Go easy on the noggin. I want more Cardboard Gods. I NEED more Cardboard Gods. I'd Love you... oh wait, that's my life not yours.
As Big Pussy Bonpensiero said, "Not in the face...Keep my eyes..."
As a card-collecting kid, Leo (sometimes inexplicably known as "Chico") Cardenas was one of the first professional athletes I discovered who had the same birthday as me.
A tattered Jerry Adair card from when he was with the Royals was probably the first, but he had retired by the time I was really into baseball, and the ancient Cardenas became one of my favorites, solely by dint of the card you see pictured above. I really have no memory of seeing him play, or actually any Texas Ranger of the era for that matter. I watched the Mets and the playoffs at that age, period.

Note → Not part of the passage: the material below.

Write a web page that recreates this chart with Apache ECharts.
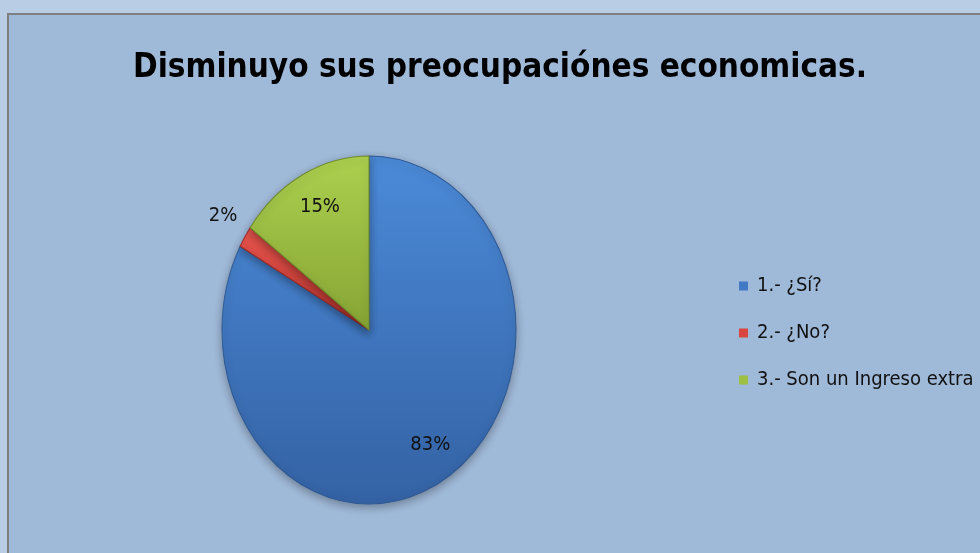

But his card, his visage... always had a special place in my universe, and I remember frequently picking him when my friends and I would "choose teams" of players.
How can you not root for a player with your birthday?
Later unlikely entrants into this personal Hall of Glory would include annoying Phillies infielder Chase Utley, heroic deaf/mute journeyman Curtis Pride, and haunted, accident-prone, champion Mets hurler Bob Ojeda.
...As well as violent, aboriginal Flyers enforcer Craig "The Chief/The Dyke" Berube, Habs/Sharks speedster Vincent Damphousse, and lithe, felonious Broncos safety Tyrone Braxton.
I prefer not to say exactly who (to protect his privacy), but he'd probably fit on this site.
Baseball reference has a way to search for baseball players born on one's birthday:
http://www.baseball-reference.com/friv/birthdays.shtml
I checked mine and saw the one I knew about (Bob Davis), plus many other similarly forgettable types.
It's hard to think of stupid screwups both large and small in this light while in the midst of them, though. But I guess the point is to keep trying to play that music.
13 Cool! I just found out that Andre Ethier shares my birthday. Previously, it seemed like it was just Lee Lacy, but that site reminds me that Ken Griffey (senior) does too!
As for Berube, I fondly remember when he played for Washington and was paired with Dale (Mork from Ork) Hunter and Craig (Screaming Buffalo) Simon to form the most violent, aboriginal line in professional hockey.